::: Listed entries

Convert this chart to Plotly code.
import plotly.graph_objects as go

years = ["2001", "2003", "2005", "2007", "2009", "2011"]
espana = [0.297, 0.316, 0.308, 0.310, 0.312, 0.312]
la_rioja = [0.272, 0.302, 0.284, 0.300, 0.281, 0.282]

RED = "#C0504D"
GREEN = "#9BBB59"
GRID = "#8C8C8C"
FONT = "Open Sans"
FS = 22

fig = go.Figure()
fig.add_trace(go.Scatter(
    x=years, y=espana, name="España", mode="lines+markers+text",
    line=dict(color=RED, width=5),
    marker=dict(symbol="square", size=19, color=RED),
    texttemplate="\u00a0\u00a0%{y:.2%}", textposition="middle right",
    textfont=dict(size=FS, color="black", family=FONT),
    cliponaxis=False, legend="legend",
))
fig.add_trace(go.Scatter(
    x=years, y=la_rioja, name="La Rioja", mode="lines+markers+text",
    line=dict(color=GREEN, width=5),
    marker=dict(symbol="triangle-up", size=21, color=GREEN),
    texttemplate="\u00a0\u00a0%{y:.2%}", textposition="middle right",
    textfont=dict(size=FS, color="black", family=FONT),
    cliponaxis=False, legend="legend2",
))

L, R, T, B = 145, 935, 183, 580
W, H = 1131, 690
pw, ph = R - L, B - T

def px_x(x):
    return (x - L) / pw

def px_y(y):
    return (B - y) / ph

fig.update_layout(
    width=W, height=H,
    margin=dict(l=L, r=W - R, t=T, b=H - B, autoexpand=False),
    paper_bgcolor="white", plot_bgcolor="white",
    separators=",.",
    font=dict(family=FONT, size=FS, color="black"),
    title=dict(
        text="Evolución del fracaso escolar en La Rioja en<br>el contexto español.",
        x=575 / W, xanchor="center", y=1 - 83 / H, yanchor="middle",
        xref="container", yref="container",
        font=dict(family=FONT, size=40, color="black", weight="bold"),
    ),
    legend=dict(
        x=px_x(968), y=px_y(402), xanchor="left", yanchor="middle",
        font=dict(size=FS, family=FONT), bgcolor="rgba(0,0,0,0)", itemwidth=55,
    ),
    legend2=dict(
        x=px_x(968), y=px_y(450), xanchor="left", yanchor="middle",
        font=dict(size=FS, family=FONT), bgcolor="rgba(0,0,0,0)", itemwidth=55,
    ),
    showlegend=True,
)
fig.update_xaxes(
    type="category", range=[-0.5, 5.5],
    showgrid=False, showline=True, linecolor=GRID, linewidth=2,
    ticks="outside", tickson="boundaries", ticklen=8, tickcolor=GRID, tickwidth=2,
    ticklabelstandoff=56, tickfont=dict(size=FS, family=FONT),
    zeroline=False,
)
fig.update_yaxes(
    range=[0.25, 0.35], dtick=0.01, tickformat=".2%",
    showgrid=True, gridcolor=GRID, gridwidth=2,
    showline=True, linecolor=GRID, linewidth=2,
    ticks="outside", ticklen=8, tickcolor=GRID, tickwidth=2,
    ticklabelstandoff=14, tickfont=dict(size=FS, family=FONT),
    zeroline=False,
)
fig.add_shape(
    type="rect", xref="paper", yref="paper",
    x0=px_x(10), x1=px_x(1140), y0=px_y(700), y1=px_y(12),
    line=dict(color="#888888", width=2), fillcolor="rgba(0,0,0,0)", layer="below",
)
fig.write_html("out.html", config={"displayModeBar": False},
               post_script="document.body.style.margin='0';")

::::::
::: Listed entries

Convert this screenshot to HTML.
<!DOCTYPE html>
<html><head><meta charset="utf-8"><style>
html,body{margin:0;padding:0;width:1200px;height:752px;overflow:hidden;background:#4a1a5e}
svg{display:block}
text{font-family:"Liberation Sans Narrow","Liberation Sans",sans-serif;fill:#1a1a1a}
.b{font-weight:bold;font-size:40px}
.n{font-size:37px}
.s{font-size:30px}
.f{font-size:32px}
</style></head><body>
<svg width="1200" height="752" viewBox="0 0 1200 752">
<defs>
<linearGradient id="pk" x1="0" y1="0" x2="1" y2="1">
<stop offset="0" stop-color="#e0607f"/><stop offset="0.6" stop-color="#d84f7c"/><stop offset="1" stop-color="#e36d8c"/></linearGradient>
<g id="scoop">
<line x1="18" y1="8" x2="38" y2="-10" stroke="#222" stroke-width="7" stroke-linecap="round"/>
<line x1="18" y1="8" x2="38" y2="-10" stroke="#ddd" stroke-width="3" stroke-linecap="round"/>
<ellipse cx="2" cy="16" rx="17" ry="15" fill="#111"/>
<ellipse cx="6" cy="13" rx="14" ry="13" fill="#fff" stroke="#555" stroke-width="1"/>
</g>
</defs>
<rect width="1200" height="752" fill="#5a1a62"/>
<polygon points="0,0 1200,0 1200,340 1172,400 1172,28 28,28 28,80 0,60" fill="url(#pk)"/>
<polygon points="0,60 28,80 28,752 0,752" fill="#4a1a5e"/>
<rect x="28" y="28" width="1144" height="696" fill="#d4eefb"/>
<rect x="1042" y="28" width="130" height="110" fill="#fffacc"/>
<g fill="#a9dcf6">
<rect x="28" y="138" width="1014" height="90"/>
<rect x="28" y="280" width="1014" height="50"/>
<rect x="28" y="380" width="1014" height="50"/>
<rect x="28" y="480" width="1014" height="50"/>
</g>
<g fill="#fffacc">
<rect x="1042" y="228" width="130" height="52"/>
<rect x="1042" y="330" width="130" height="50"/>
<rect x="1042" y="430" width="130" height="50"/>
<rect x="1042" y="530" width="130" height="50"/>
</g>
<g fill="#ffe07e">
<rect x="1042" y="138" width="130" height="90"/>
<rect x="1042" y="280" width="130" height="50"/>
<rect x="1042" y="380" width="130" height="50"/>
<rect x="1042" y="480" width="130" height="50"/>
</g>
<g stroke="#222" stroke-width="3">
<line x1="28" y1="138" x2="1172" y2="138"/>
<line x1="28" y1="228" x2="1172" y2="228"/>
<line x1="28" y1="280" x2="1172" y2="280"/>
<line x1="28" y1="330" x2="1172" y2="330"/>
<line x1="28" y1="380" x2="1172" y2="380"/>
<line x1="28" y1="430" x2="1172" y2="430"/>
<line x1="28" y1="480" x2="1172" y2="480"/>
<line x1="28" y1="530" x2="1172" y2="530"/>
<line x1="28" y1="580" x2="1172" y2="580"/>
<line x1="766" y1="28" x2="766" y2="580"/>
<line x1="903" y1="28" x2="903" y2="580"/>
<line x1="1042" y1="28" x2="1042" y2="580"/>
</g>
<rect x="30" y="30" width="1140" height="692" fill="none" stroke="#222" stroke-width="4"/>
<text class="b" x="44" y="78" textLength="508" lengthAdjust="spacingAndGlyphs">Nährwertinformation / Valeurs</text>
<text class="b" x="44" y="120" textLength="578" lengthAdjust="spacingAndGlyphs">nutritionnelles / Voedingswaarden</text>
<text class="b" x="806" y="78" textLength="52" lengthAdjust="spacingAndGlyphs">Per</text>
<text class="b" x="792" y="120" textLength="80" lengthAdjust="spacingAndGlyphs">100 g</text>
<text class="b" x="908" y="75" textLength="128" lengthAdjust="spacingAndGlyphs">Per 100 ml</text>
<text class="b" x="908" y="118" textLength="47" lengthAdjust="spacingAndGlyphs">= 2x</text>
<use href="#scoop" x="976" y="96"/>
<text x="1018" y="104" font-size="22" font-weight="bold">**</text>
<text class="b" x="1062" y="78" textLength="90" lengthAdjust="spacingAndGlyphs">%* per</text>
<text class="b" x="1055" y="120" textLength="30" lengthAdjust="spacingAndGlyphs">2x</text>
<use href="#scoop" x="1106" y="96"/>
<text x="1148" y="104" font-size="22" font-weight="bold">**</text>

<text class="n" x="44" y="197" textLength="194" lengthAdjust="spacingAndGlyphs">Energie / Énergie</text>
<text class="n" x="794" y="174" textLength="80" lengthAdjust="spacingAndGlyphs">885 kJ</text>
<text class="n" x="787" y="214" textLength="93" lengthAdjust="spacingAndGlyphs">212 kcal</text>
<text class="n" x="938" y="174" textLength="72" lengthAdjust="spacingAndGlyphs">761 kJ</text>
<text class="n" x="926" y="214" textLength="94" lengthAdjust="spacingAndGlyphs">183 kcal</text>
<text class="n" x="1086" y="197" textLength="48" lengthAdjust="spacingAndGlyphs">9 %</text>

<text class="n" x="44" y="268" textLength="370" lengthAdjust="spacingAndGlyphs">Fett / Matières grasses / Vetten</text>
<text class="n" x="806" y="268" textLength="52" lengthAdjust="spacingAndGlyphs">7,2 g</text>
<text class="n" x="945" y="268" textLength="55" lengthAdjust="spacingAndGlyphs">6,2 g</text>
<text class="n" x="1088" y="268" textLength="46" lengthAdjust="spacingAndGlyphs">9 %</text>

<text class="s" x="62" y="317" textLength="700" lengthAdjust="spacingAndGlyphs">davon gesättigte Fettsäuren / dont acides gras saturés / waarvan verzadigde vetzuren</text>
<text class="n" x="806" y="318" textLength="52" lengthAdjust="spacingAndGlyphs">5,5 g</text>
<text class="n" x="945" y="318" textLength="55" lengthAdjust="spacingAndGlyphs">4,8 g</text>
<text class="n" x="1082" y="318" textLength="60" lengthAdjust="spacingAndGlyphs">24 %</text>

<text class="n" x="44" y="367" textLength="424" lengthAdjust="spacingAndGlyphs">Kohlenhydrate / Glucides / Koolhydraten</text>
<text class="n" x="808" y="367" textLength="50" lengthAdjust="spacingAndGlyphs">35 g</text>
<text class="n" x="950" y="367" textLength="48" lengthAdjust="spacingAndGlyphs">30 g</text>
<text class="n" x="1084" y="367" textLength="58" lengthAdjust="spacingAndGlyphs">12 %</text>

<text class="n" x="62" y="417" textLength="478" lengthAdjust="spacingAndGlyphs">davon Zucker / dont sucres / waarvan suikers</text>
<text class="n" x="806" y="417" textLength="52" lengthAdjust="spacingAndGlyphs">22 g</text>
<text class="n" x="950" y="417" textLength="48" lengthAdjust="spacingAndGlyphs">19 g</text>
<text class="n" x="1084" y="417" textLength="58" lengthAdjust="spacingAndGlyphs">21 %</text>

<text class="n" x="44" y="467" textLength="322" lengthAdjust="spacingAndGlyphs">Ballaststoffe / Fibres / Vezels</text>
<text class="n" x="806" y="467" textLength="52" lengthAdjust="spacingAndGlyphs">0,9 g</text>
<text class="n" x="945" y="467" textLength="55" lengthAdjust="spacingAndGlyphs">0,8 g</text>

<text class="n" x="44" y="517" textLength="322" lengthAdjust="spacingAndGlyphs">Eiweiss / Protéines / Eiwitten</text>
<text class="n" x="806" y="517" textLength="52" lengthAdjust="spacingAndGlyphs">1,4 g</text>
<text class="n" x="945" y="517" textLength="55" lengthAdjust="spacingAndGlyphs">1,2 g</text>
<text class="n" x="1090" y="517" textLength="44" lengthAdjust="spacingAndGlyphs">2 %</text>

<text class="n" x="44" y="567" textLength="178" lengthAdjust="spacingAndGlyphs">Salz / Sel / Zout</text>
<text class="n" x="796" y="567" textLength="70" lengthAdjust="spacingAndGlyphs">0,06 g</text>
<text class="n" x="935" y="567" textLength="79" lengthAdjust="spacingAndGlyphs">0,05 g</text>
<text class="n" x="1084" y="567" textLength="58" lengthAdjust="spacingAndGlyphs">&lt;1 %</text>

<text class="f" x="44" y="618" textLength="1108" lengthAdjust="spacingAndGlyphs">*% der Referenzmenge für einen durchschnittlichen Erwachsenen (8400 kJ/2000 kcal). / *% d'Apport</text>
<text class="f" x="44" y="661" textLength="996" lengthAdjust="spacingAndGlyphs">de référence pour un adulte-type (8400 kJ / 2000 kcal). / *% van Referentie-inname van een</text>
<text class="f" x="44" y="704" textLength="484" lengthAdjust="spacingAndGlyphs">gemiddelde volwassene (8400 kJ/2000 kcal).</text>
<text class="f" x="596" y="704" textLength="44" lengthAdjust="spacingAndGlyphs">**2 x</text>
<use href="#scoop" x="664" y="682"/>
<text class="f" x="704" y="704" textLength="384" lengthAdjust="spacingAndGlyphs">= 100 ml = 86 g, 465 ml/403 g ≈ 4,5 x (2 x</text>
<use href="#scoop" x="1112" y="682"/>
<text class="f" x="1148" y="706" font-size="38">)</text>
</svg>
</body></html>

::::::

→ What you will do: The word "this" may turn up on some lines of these records; say how many, with no other words.

→ Exercise response: 2